Perception of Teacher Education and Professional Identity among Novice Teachers

Nov. 10, 2010

Source: European Journal of Teacher Education, Volume 33, Issue 4, pages 391 – 404. (November 2010).  
(Reviewed by the Portal Team)

The current study presents perceptions of student teachers during their internship period, regarding various aspects of teaching and components of the teacher education program they were about to complete.

The purposes of the study were: (1) to examine the perceptions of student teachers, at the internship period of their training, regarding the teaching profession and the role of the teacher; (2) to examine the perception of student teachers, at the internship period of their training, regarding their teaching preparation and their identity as teachers.

The sample comprised 97 student teachers in their fourth year of studies for a BEd degree, in a Hebrew-speaking college in central Israel. 97% of the participants were females.
All were first-year novice teachers who participated in an internship program and attended a supervision training course at the college. 83% of the participants spoke Hebrew as a mother tongue, 9% spoke Russian as a mother tongue, 4% were native speakers of Arabic, and 4% were native speakers of other languages.

Data were collected through questionnaires which included both a structured and an open-ended part. The questionnaire measures the attitudes and perceptions of student teachers with regard to five aspects of the teaching profession and teacher education: (1) motivation for teaching, (2) conceptions of teaching-learning, (3) roles of teachers, (4) components of teacher education, and (5) agents of training.
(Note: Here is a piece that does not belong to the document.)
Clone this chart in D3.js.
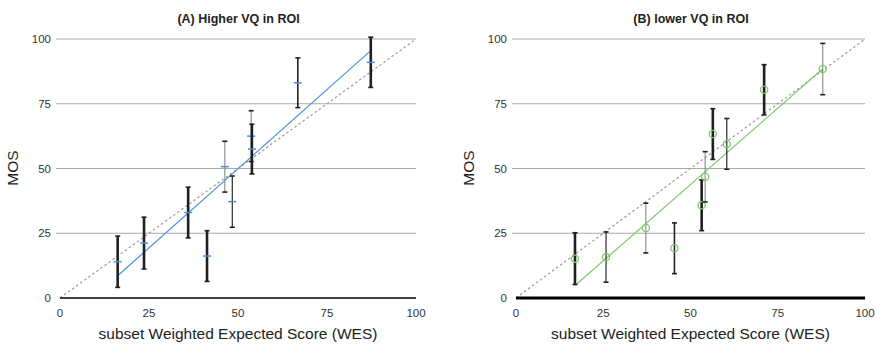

Prominent among the findings regarding the motivational aspects of teaching, is a perception of the profession as granting intrinsic rewards. Teaching is perceived as according self-realisation, providing a sense of purpose and mission, and enabling lifelong development.

Furthermore, participants in this study enjoy a high level of self-efficacy in teaching: some 80% of graduates feel that they can successfully fulfill their teaching duties. The students also noted the improvement in their sense of self-efficacy as one of the major changes that took place during their training.

Another interesting finding in this study, which relates to the motivational aspect, was a low level of commitment to continue working as a teacher. Although graduates feel that teaching gives them intrinsic rewards and that they are capable of succeeding as teachers, only about half the graduates estimate that they will continue working as teachers in the near future.

In addition, the findings revealed that the component perceived as most important to the teacher's role is delivering universal values, followed by educating toward appropriate behavior and prevention of violence, and developing the pupils' unique personal abilities.
In contrast, the roles perceived as less important are imparting knowledge, helping pupils attain academic achievements, and leading social change.

Findings regarding perception of learning-teaching processes reveal a clear preference for a constructivist approach.

The present findings reveal that graduates perceive the practical work and the didactic classes as more important to their training than the classes on discipline subject matter or classes on education. Furthermore, both the didactic instructor and the mentor teacher are perceived as making a greater contribution than the subject-matter teachers and those who teach education and auxiliary subjects.